Alla scoperta della felicità

“Felicità”. Bella parola vero? Eppure è una parola antichissima, figurati che trae le sue origini dal latino felicitas, diretta derivazione di felix-icis che significa abbondanza, prosperità. Felicità è quindi, almeno letteralmente, un’emozione positiva di chi soddisfa i propri desideri e vive così in prosperità (vd. ricchezza). Questa era la visione latina, i Greci avevano però una visione leggermente differente che fa subito intendere la differenza filosofica tra queste due grandi culture: per loro “felicità” è eudaimonìa, riporre nella felicità il bene e inseguirlo come scopo della vita umana; da qui la dottrina dell’eudemonismo.

Oggi, come avrai capito, affrontiamo un argomento un po’ particolare: tutti sanno cosa è anche se allo stesso tempo ti daranno una definizione diversa. Che cos’è quindi la felicità? Come dicevo all’inizio, la definizione più accettata è questa: stato d’animo di chi ritiene appagati e soddisfatti i propri desideri. Io però non voglio fermarmi a questa definizione letterale, cercherò quindi di approfondire ciò che riguarda la felicità vissuta in modo tangibile dall’individuo; la felicità vissuta come sentimento positivo a livello prettamente personale. Adesso arriviamo alla domanda cardine: cosa è per te la felicità?

A scuola mi chiesero cosa sarei voluto diventare da grande, risposi “felice”. Mi dissero che non avevo capito l’esercizio e io dissi loro che non avevano capito la vita.

john lennon

Vedi, per me “felicità” significa avere la libertà di essere sempre se stessi, senza doversi mai preoccupare di niente e di nessuno. Questa però è la mia definizione di felicità, c’è invece chi sostiene che la felicità risieda nel denaro e chi nei valori della famiglia. C’è persino chi pensa che la felicità risieda nella fede e chi ebbene pensa che risieda in un mix di tutto. Ora dirai <<chi ha ragione?>>. Bella domanda.
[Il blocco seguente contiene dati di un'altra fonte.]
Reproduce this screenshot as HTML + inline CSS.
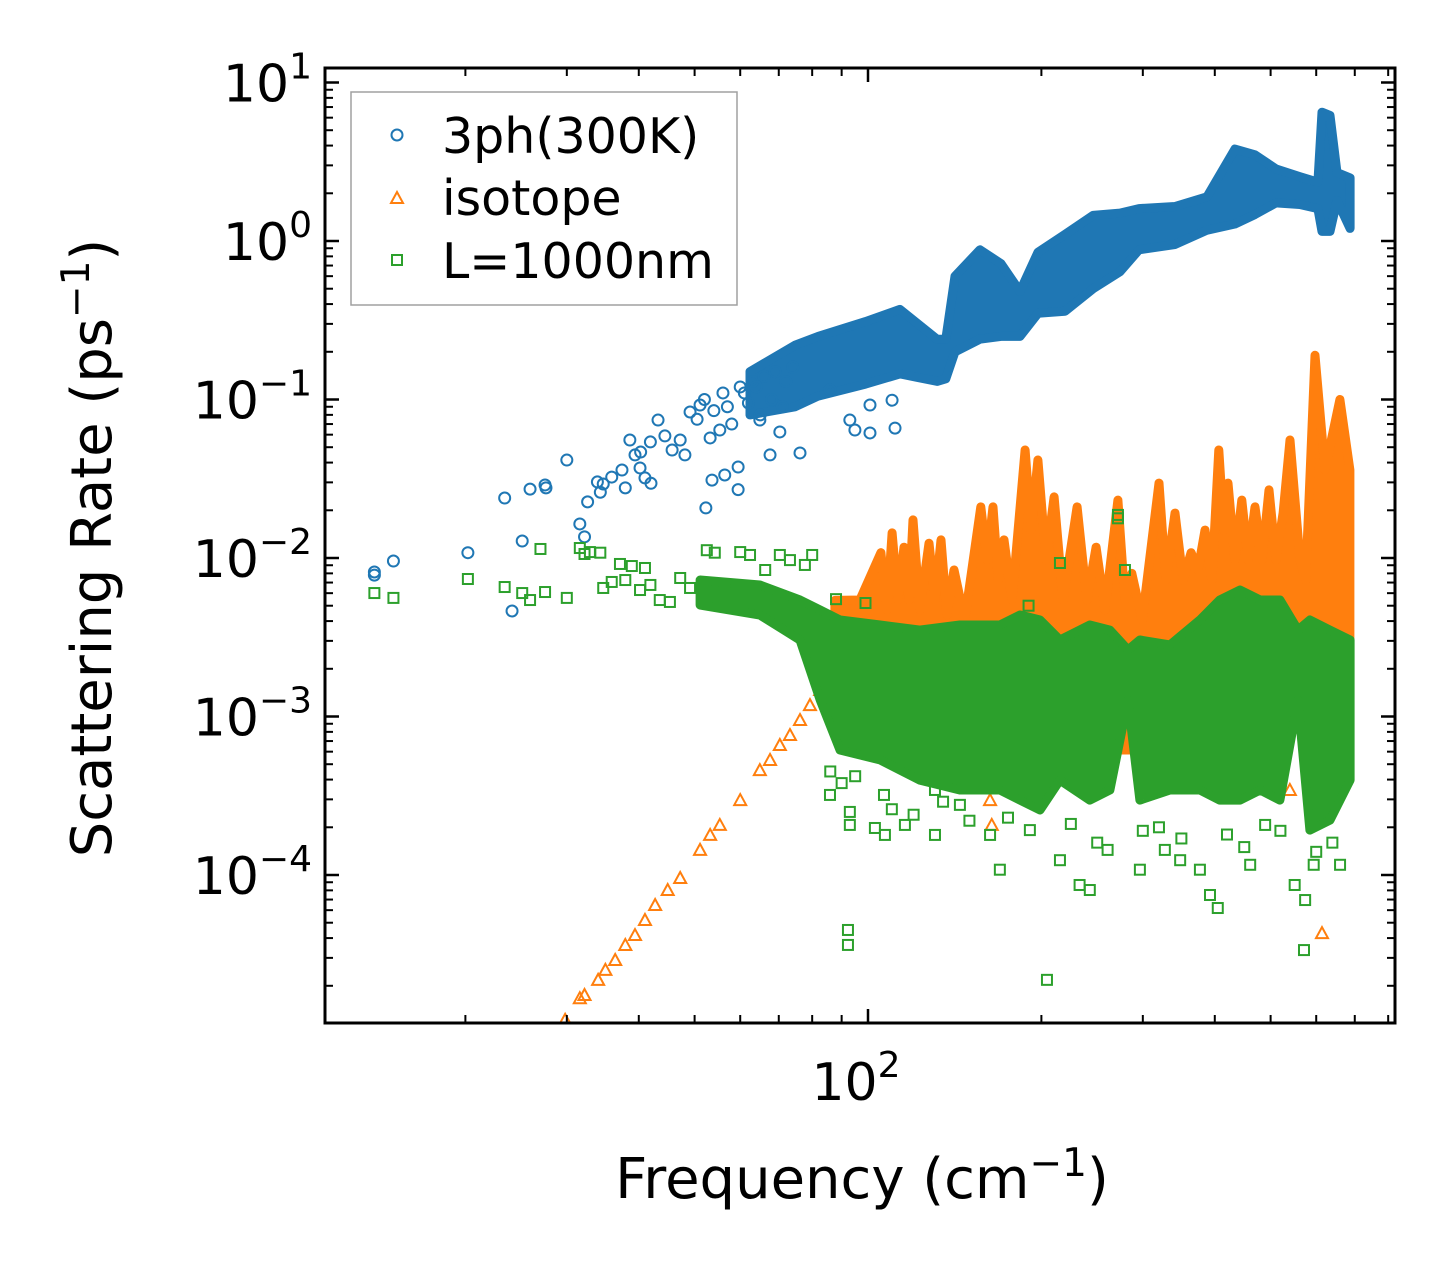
<!DOCTYPE html>
<html><head><meta charset="utf-8"><style>
html,body{margin:0;padding:0;background:#fff;}
svg{display:block;font-family:"DejaVu Sans","Liberation Sans",sans-serif;}
</style></head><body>
<svg id="chart" width="1455" height="1273" viewBox="0 0 1455 1273" xmlns="http://www.w3.org/2000/svg">
<rect x="0" y="0" width="1455" height="1273" fill="#fff"/>
<g id="marks"></g>
<g id="axes"></g>
<g id="legend">
<rect x="351" y="92" width="386" height="213" fill="#fff" fill-opacity="0.8" stroke="#a0a0a0" stroke-width="1.5"/>
<circle cx="397" cy="135" r="5.5" fill="none" stroke="#1f77b4" stroke-width="2"/>
<text x="442" y="153" font-size="49">3ph(300K)</text>
<path d="M397,192 L403,203 L391,203 Z" fill="none" stroke="#ff7f0e" stroke-width="2"/>
<text x="442" y="215" font-size="49">isotope</text>
<rect x="392" y="255" width="10" height="10" fill="none" stroke="#2ca02c" stroke-width="2"/>
<text x="442" y="278" font-size="49">L=1000nm</text>
</g>
<text x="862" y="1198" font-size="56" text-anchor="middle">Frequency (cm<tspan dy="-22" font-size="39">−1</tspan><tspan dy="22">)</tspan></text>
<text transform="translate(111,548) rotate(-90)" font-size="56" text-anchor="middle">Scattering Rate (ps<tspan dy="-22" font-size="39">−1</tspan><tspan dy="22">)</tspan></text>
</svg>
<script>
// ---- data ----
const phFreq = [13.9,13.9,15.0,20.2,23.4,25.1,25.9,27.5,27.6,30.0,24.1,31.6,32.2,32.6,33.9,34.3,34.7,35.9,37.4,37.9,38.6,39.4,40.3,40.2,41.0,42,41.9,43.2,44.4,45.7,47.2,48.1,49.1,51.1,52.3,53.2,53.6,55.3,56.4,59.5,59.5,64.9,67.6,70.3,76.2,94.9,100.8,100.8,110.1,111.4,93,85.9,50.5,52,54,56,58,60,62,63,65,66,68,69,71,72,74,57,61,64];
const phRate = [0.00816,0.0078,0.00957,0.0108,0.0239,0.0128,0.0272,0.0289,0.0277,0.0415,0.00463,0.0164,0.0136,0.0226,0.0302,0.026,0.0293,0.0324,0.0359,0.0277,0.0555,0.0447,0.0466,0.037,0.032,0.0296,0.054,0.0742,0.0589,0.048,0.0555,0.0447,0.0834,0.0923,0.0207,0.0572,0.031,0.0642,0.0334,0.027,0.0375,0.0742,0.0447,0.0624,0.046,0.0642,0.0923,0.0615,0.099,0.066,0.0742,0.115,0.075,0.1,0.085,0.11,0.07,0.12,0.095,0.13,0.08,0.14,0.1,0.15,0.09,0.13,0.16,0.09,0.11,0.12];
const phBandFreq = [62.4,74.7,81.9,99,113.6,131.8,136.5,141.6,156.4,170.2,183.6,197.3,219.8,245.9,273.8,295.5,341,387.7,433.5,469.8,510.7,562,604,614,634,652,687];
const phBandHi = [0.15,0.22,0.25,0.31,0.37,0.24,0.24,0.6,0.88,0.72,0.48,0.85,1.1,1.45,1.5,1.6,1.65,1.9,3.8,3.5,2.85,2.55,2.35,6.5,6.2,2.7,2.5];
const phBandLo = [0.08,0.09,0.105,0.125,0.145,0.13,0.135,0.2,0.24,0.25,0.25,0.35,0.36,0.5,0.64,0.88,0.95,1.17,1.28,1.47,1.74,1.7,1.6,1.15,1.15,1.8,1.2];

const isoFreq = [29.8,31.6,32.2,34.0,35.0,36.4,37.9,39.4,41.0,42.7,44.9,47.2,51.1,53.2,55.3,60.0,64.9,67.6,70.3,73.2,76.2,79.3,82.6,85.9,141.6,162.9,164,614,540,646];
const isoRate = [1.22e-5,1.67e-5,1.75e-5,2.18e-5,2.52e-5,2.91e-5,3.62e-5,4.18e-5,5.2e-5,6.47e-5,8.04e-5,9.57e-5,1.44e-4,1.79e-4,2.07e-4,2.97e-4,4.59e-4,5.32e-4,6.61e-4,7.64e-4,9.5e-4,1.18e-3,1.47e-3,1.91e-3,5.32e-4,2.97e-4,2.07e-4,4.3e-5,3.44e-4,4.94e-4];
const isoBandFreq = [87.6,96.8,105.3,107.9,110.1,112.7,115.5,117.8,119.7,123.0,127.6,130.7,133.9,137.1,141.0,147.2,157.0,161.0,164.8,168.3,172.2,177.8,187.4,191.9,197.2,203.7,210.4,218.0,230.7,239.9,248.9,257.9,271.6,279.3,287.1,299.2,320,328.9,341.2,352.4,363.8,374.1,384.6,395.4,406.5,414.9,421.7,433.5,445.6,457.1,469.8,483.1,496.7,510.7,525.6,540.3,562.3,575.4,597.0,621.4,659.5,686.6];
const isoBandHi = [5.4e-3,5.43e-3,0.0108,4.7e-3,0.0144,5.43e-3,0.0117,5.43e-3,0.0174,4.7e-3,0.0124,5.43e-3,0.013,4.37e-3,8.4e-3,4.06e-3,0.021,9.7e-3,0.021,7.26e-3,0.013,5.43e-3,0.048,0.015,0.0415,9.7e-3,0.0243,5.43e-3,0.021,5.43e-3,0.0117,4.7e-3,0.0232,5.43e-3,8.0e-3,4.06e-3,0.0297,7.26e-3,0.0192,7.26e-3,0.0108,8.4e-3,0.015,7.26e-3,0.048,0.015,0.0297,9.7e-3,0.0232,9.7e-3,0.021,9.7e-3,0.0269,9.7e-3,0.0192,0.0555,9.7e-3,7.26e-3,0.19,0.0359,0.1,0.0359];
const isoBandLo = [1.9e-3,1.27e-3,1.27e-3,1.27e-3,1.27e-3,1.27e-3,1.27e-3,1.27e-3,1.27e-3,1.27e-3,1.27e-3,1.27e-3,1.27e-3,1.27e-3,1.27e-3,1.27e-3,1.27e-3,1.27e-3,1.27e-3,1.27e-3,1.27e-3,1.27e-3,1.27e-3,1.27e-3,1.27e-3,1.27e-3,1.27e-3,1.27e-3,1.27e-3,1.27e-3,1.27e-3,1.27e-3,6.15e-4,6.15e-4,6.15e-4,1.27e-3,1.27e-3,1.27e-3,1.27e-3,1.27e-3,1.27e-3,1.27e-3,1.27e-3,1.27e-3,1.27e-3,1.27e-3,1.27e-3,1.27e-3,1.27e-3,1.27e-3,1.27e-3,1.27e-3,1.27e-3,1.27e-3,1.27e-3,1.27e-3,1.27e-3,1.27e-3,1.27e-3,1.27e-3,1.27e-3,1.27e-3];

const bdFreq = [13.9,15.0,20.2,23.4,25.1,25.9,27.0,27.5,30.0,31.6,32.2,32.9,34.3,34.7,35.9,37.1,37.9,38.9,40.2,41.0,41.9,43.5,45.3,47.2,49.1,52.5,54.2,56.4,60.0,62.4,66.3,70.3,73.2,77.7,80.0,85.9,93.0,93.0,92.3,92.3,102.8,107.0,106.6,115.9,130.7,130.7,144.4,162.9,169.4,191.0,204.5,215.4,233.0,242.7,260.6,296.5,327.6,348.3,376.9,392.4,404.8,460.8,489.2,550.5,574,571.4,594,660,271.6,271.6,215.4,279.3,86,88,90,95,99,110,120,135,150,175,190,225,250,300,320,350,420,450,520,600,640];
const bdRate = [6.01e-3,5.6e-3,7.37e-3,6.56e-3,6.01e-3,5.43e-3,0.0114,6.1e-3,5.6e-3,0.01156,0.0106,0.0109,0.0108,6.47e-3,7.06e-3,9.17e-3,7.26e-3,8.9e-3,6.28e-3,8.65e-3,6.76e-3,5.43e-3,5.28e-3,7.48e-3,6.47e-3,0.0112,0.0108,6.28e-3,0.0109,0.01045,8.4e-3,0.01045,9.7e-3,9.04e-3,0.01045,3.2e-4,2.5e-4,2.07e-4,4.5e-5,3.62e-5,1.98e-4,1.79e-4,3.2e-4,2.07e-4,3.44e-4,1.79e-4,2.77e-4,1.79e-4,1.08e-4,1.92e-4,2.18e-5,1.24e-4,8.65e-5,8.04e-5,1.44e-4,1.08e-4,1.44e-4,1.24e-4,1.08e-4,7.48e-5,6.19e-5,1.16e-4,2.07e-4,8.65e-5,6.95e-5,3.36e-5,1.16e-4,1.16e-4,0.0187,0.0178,9.3e-3,8.4e-3,4.5e-4,5.5e-3,3.8e-4,4.2e-4,5.2e-3,2.6e-4,2.4e-4,2.9e-4,2.2e-4,2.3e-4,5.0e-3,2.1e-4,1.6e-4,1.9e-4,2.0e-4,1.7e-4,1.8e-4,1.5e-4,1.9e-4,1.4e-4,1.6e-4];
const bdBandFreq = [51.1,64.9,76.2,82.6,89.4,104.9,123.0,144.4,169.4,183.6,198.9,215.4,242.7,263.0,282.7,296.5,334.4,376.9,408.0,442.4,479.7,518.9,557.8,585,634,687];
const bdBandHi = [7.26e-3,6.76e-3,5.43e-3,4.7e-3,4.06e-3,3.78e-3,3.51e-3,3.78e-3,3.78e-3,4.37e-3,4.06e-3,3.04e-3,3.78e-3,3.51e-3,2.63e-3,3.04e-3,2.83e-3,4.06e-3,5.43e-3,6.28e-3,5.43e-3,5.43e-3,3.51e-3,4.06e-3,3.51e-3,3.04e-3];
const bdBandLo = [5.05e-3,4.37e-3,3.04e-3,1.27e-3,6.15e-4,5.32e-4,3.97e-4,3.44e-4,3.44e-4,2.97e-4,2.57e-4,3.97e-4,2.97e-4,3.44e-4,1.27e-3,2.97e-4,3.44e-4,3.44e-4,2.97e-4,2.97e-4,3.44e-4,2.97e-4,1.27e-3,1.92e-4,2.22e-4,3.97e-4];

const yTickExps = [1,0,-1,-2,-3,-4];
const xTickLabels = ["10"];
// ---- scales ----
const X0=868, XD=576, Y0=241, YD=158.5;
const PL=325, PR=1395, PT=68, PB=1023;
function sx(f){return X0+XD*(Math.log10(f)-2);}
function sy(r){return Y0-YD*Math.log10(r);}
const NS="http://www.w3.org/2000/svg";
function mk(tag,attrs,parent){const e=document.createElementNS(NS,tag);for(const k in attrs)e.setAttribute(k,attrs[k]);parent.appendChild(e);return e;}
const marks=document.getElementById('marks');
const axes=document.getElementById('axes');
const clip=mk('clipPath',{id:'pc'},marks);
mk('rect',{x:PL,y:PT,width:PR-PL,height:PB-PT},clip);
const g=mk('g',{'clip-path':'url(#pc)'},marks);

function band(fr,hi,lo,color,name){
  let pts=[];
  for(let i=0;i<fr.length;i++)pts.push(sx(fr[i]).toFixed(1)+','+sy(hi[i]).toFixed(1));
  for(let i=fr.length-1;i>=0;i--)pts.push(sx(fr[i]).toFixed(1)+','+sy(lo[i]).toFixed(1));
  const p=mk('polygon',{points:pts.join(' '),fill:color,stroke:color,'stroke-width':9,'stroke-linejoin':'round'},g);
  
  
}
function circles(fr,rt,color,name){
  for(let i=0;i<fr.length;i++){
    const c=mk('circle',{cx:sx(fr[i]),cy:sy(rt[i]),r:5.5,fill:'none',stroke:color,'stroke-width':2},g);
    
    
  }
}
function tris(fr,rt,color,name){
  for(let i=0;i<fr.length;i++){
    const x=sx(fr[i]),y=sy(rt[i]);
    const t=mk('path',{d:`M${x},${y-6} L${x+6},${y+5} L${x-6},${y+5} Z`,fill:'none',stroke:color,'stroke-width':2},g);
    
    
  }
}
function squares(fr,rt,color,name){
  for(let i=0;i<fr.length;i++){
    const s=mk('rect',{x:sx(fr[i])-5,y:sy(rt[i])-5,width:10,height:10,fill:'none',stroke:color,'stroke-width':2},g);
    
    
  }
}
band(phBandFreq,phBandHi,phBandLo,'#1f77b4','ph3-dense-band');
circles(phFreq,phRate,'#1f77b4','ph3-point');
band(isoBandFreq,isoBandHi,isoBandLo,'#ff7f0e','isotope-dense-band');
tris(isoFreq,isoRate,'#ff7f0e','isotope-point');
band(bdBandFreq,bdBandHi,bdBandLo,'#2ca02c','boundary-dense-band');
squares(bdFreq,bdRate,'#2ca02c','boundary-point');

// ---- axes ----
const fr=mk('rect',{x:PL,y:PT,width:PR-PL,height:PB-PT,fill:'none',stroke:'#000','stroke-width':3},axes);


for(let d=1;d<=2;d++){
  for(let m=1;m<=9;m++){
    const f=m*Math.pow(10,d);const x=sx(f);
    if(x<PL+2||x>PR-2)continue;
    const L=(m===1)?14:8;
    mk('line',{x1:x,y1:PB,x2:x,y2:PB-L,stroke:'#000','stroke-width':m===1?2.5:2},axes);
    mk('line',{x1:x,y1:PT,x2:x,y2:PT+L,stroke:'#000','stroke-width':m===1?2.5:2},axes);
  }
}
const xl=mk('text',{x:sx(100)-12,y:1100,'font-size':52,'text-anchor':'middle'},axes);


xl.textContent=xTickLabels[0];
const xs=mk('tspan',{dy:-23,'font-size':36},xl);xs.textContent='2';
for(let d=-5;d<=1;d++){
  for(let m=1;m<=9;m++){
    const r=m*Math.pow(10,d);const y=sy(r);
    if(y<PT+2||y>PB-2)continue;
    const L=(m===1)?14:8;
    mk('line',{x1:PL,y1:y,x2:PL+L,y2:y,stroke:'#000','stroke-width':m===1?2.5:2},axes);
    mk('line',{x1:PR,y1:y,x2:PR-L,y2:y,stroke:'#000','stroke-width':m===1?2.5:2},axes);
  }
}
yTickExps.forEach(e=>{
  const y=sy(Math.pow(10,e));
  const t=mk('text',{x:312,y:y+19,'font-size':52,'text-anchor':'end'},axes);
  
  
  t.textContent='10';
  const s=mk('tspan',{dy:-23,'font-size':36},t);
  s.textContent=(e<0?'−':'')+Math.abs(e);
});
</script>
</body></html>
Bella domanda perché ogni singola persona sulla faccia della terra ti darà una risposta diversa, a volte radicalmente diversa. Ci sono persone che passano la propria intera vita ad inseguire una felicità che non raggiungeranno mai, ci sono poi quelle che invece la incontrano subito ed ancora ci sono quelle che pensano di essere felici nella loro infelicità. Ci sono persone che vivono la felicità come un qualcosa di lontano ed irraggiungibile, quasi come se la felicità fosse solo un sogno e non un qualcosa di tangibile e reale. Tutto questo ovviamente dipende da una miriade di fattori diversi e spesso lontani anni luce fra di loro: sono i fattori socio-economici, quelli geografici, quelli religiosi e quelli culturali. E’ infatti relativa la felicità se domandiamo il suo significato ad un campione di persone provenienti da diverse aree del pianeta, cresciute in modi sicuramente diversi con diversi credi e diversi mezzi economici. Prendiamo ad esempio un ragazzo del Ciad, se proviamo a chiedergli cosa sia per lui la felicità probabilmente risponderà <<avere una fonte di sostentamento sicura e duratura per me e la mia famiglia”>>; se poniamo la stessa domanda ad un ragazzo occidentale ti risponderà invece, con molte probabilità, che felicità è avere tanti soldi da non doversi preoccupare mai più. Stessa cosa se poniamo questa fatidica domanda ad un ragazzo Afghano, la risposta sarà ancora diversa: è possibile che ti risponda che la felicità sia credere ciecamente nel suo Dio Misericordioso; però c’è anche la possibilità che ti dica che per lui felicità significa vivere in pace e non in guerra.

La felicità non è quindi qualcosa di oggettivo: nessuno la vede in modo uguale e, soprattutto, nessuno la vive nello stesso modo.